The breakfast was forgettable. Epstein showed little curiosity about Intel, about Lynn’s investment opportunity, or about me. I left thinking he was simply dull. That impression sat undisturbed in my memory for years.
Then recently, I watched an episode of the Ezra Klein Show titled “The Infrastructure of Jeffrey Epstein’s Power,” and something clicked. The episode laid out how Epstein operated not as a traditional financier, but as a predator who cultivated relationships by identifying what people wanted and what made them vulnerable. He had a remarkable ability to detect exploitable weaknesses, whether it was a hunger for money, status, or sex. He would find the crack and work his way in.
Thinking back to that breakfast, I believe that’s exactly what was happening. Epstein wasn’t bored because I was uninteresting. He was bored because he couldn’t find a way in. He must have sized me up quickly and concluded I wasn’t someone he could manipulate and once he reached that conclusion, I was of no use to him. The problem with meetings that double as meals is that you can’t easily cut them short. So the three of us were stuck with each other for the duration of breakfast, two people with nothing left to say.

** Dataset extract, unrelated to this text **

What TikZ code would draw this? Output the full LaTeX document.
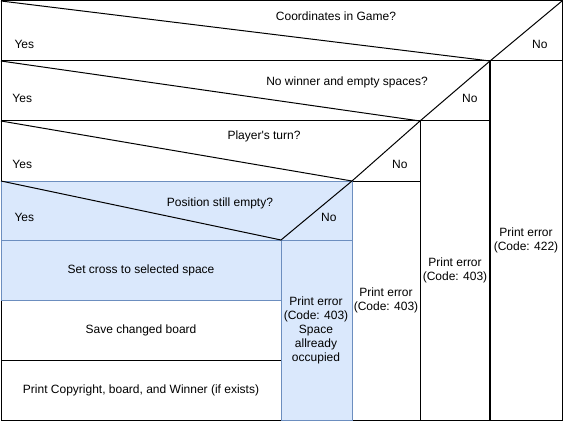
\documentclass[tikz,border=0pt]{standalone}
\usepackage{fontspec}
\setmainfont{Liberation Sans}
\definecolor{bfill}{HTML}{DAE8FC}
\definecolor{bline}{HTML}{6C8EBF}
\begin{document}
\begin{tikzpicture}[x=1pt,y=-1pt,line width=1pt,
  txt/.style={font=\fontsize{12}{14}\selectfont,inner sep=0pt,align=center},
  blk/.style={draw=black,fill=white},
  blu/.style={draw=bline,fill=bfill},
  dia/.style={draw=black}]
\useasboundingbox (0,0) rectangle (564,422);
% --- white (black-bordered) blocks ---
\draw[blk] (1,1) rectangle (562,61);
\draw[blk] (490,61) rectangle (562,420);
\draw[blk] (1,61) rectangle (490,121);
\draw[blk] (420,121) rectangle (490,420);
\draw[blk] (1,121) rectangle (420,181);
\draw[blk] (352,181) rectangle (420,420);
\draw[blk] (1,300) rectangle (281,360);
\draw[blk] (1,360) rectangle (281,420);
\draw[black,line width=1.5pt] (490,61) -- (490,420);
% --- blue blocks ---
\draw[blu] (1,181) rectangle (352,240);
\draw[blu] (1,240) rectangle (281,300);
\draw[blu] (281,240) rectangle (352,420);
% --- diagonals ---
\coordinate (c1) at (490,61);
\coordinate (c2) at (420,121);
\coordinate (c3) at (352,181);
\coordinate (c4) at (281,240);
\draw[dia] (1,1) -- (c1) -- (562,1);
\draw[dia] (1,61) -- (c2) -- (c1);
\draw[dia] (1,121) -- (c3) -- (c2);
\draw[dia] (1,181) -- (c4) -- (c3);
% --- texts ---
\node[txt] (q1) at (336,16) {Coordinates in Game?};
\node[txt,anchor=west] (y1) at (14,44) {Yes};
\node[txt,anchor=east] (n1) at (548,44) {No};
\node[txt] (q2) at (347,82) {No winner and empty spaces?};
\node[txt,anchor=west] (y2) at (12,98) {Yes};
\node[txt,anchor=east] (n2) at (478,98) {No};
\node[txt] (q3) at (264,136) {Player\textquotesingle s turn?};
\node[txt,anchor=west] (y3) at (12,164) {Yes};
\node[txt,anchor=east] (n3) at (408,164) {No};
\node[txt] (q4) at (220,203) {Position still empty?};
\node[txt,anchor=west] (y4) at (14,217) {Yes};
\node[txt,anchor=east] (n4) at (337,217) {No};
\node[txt] (e1) at (526,240) {Print error\\(Code: 422)};
\node[txt] (e2) at (455,270) {Print error\\(Code: 403)};
\node[txt] (e3) at (386,300) {Print error\\(Code: 403)};
\node[txt] (e4) at (316,330) {Print error\\(Code: 403)\\Space\\allready\\occupied};
\node[txt] (s1) at (141,270) {Set cross to selected space};
\node[txt] (s2) at (141,330) {Save changed board};
\node[txt] (s3) at (141,390) {Print Copyright, board, and Winner (if exists)};
\end{tikzpicture}
\end{document}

I also crossed paths with others in Epstein’s orbit, though I didn’t understand the connections at the time. In 2000, I met Ghislaine Maxwell at a cocktail party a friend organized to introduce me to people in New York. She struck me as entirely self-involved, bragging about her lifestyle. That same year, I had dinner with Prince Andrew, who I actually enjoyed as he was friendly and funny, who has since been stripped of his title along with Sarah Ferguson (they were divorce but still very close). These encounters meant nothing to me then. They had no impact on my life In retrospect, they were small brushes with a world I wound never have been drawn into. What stays with me now is how deliberate Epstein’s system was. He wasn’t just a criminal who happened to know powerful people. He was someone who methodically assessed everyone he met for leverage. That breakfast at the Carlyle wasn’t a failed meeting. It was a screening one I failed by simply having nothing he could exploit.